Exercise brief — Pictures stay out. Extract the lines below from the first one through the line with "y_ticks = [0.0, 0.1, 0.2, 0.3, 0.4, 0.5, 0.6, 0.7, 0.8]", both included.

§

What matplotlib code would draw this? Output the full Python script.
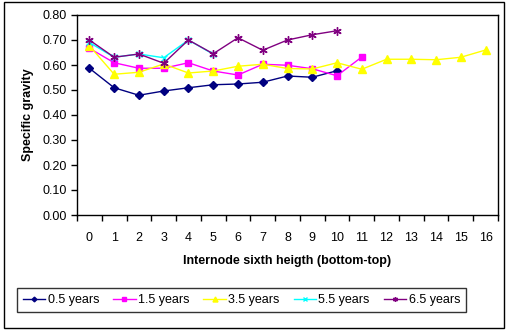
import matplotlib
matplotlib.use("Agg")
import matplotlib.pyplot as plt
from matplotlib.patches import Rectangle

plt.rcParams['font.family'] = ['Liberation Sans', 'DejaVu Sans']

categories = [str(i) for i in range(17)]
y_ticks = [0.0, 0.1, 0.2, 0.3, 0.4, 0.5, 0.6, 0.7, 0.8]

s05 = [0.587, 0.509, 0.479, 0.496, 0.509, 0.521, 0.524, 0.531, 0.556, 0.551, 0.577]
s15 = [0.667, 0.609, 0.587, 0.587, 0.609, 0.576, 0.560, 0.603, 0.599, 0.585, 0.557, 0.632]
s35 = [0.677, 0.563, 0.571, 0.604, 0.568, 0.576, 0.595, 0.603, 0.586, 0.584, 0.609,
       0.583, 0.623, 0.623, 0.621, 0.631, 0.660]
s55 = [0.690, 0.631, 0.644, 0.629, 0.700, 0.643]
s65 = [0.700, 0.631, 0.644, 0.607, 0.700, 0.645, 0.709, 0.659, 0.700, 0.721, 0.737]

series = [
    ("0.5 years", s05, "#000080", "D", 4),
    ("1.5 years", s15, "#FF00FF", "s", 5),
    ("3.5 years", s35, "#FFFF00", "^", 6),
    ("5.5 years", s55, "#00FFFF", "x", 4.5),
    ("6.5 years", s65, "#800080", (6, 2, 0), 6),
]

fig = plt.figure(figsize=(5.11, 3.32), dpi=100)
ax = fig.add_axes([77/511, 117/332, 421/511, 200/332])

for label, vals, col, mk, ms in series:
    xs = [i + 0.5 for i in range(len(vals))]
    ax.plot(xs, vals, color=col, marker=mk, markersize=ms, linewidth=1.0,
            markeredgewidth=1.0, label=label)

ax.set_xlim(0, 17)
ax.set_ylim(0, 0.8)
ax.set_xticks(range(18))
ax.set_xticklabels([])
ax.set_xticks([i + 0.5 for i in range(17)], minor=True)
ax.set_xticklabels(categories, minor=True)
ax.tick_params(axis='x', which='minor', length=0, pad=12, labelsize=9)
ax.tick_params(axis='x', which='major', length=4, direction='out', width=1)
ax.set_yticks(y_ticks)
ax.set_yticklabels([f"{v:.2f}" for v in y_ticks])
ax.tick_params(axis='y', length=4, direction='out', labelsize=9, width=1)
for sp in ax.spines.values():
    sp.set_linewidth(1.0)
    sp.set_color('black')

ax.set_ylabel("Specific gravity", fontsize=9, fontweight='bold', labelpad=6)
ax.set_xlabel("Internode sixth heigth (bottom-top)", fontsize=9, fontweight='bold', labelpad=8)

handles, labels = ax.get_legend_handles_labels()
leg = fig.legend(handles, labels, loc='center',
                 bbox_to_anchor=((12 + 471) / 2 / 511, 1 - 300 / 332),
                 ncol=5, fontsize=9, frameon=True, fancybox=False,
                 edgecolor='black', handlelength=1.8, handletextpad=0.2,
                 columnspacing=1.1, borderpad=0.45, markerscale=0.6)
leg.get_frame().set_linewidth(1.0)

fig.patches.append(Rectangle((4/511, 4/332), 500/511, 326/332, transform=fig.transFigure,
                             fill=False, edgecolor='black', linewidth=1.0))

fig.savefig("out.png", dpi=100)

§

Reply to the exercise —
What matplotlib code would draw this? Output the full Python script.
import matplotlib
matplotlib.use("Agg")
import matplotlib.pyplot as plt
from matplotlib.patches import Rectangle

plt.rcParams['font.family'] = ['Liberation Sans', 'DejaVu Sans']

categories = [str(i) for i in range(17)]
y_ticks = [0.0, 0.1, 0.2, 0.3, 0.4, 0.5, 0.6, 0.7, 0.8]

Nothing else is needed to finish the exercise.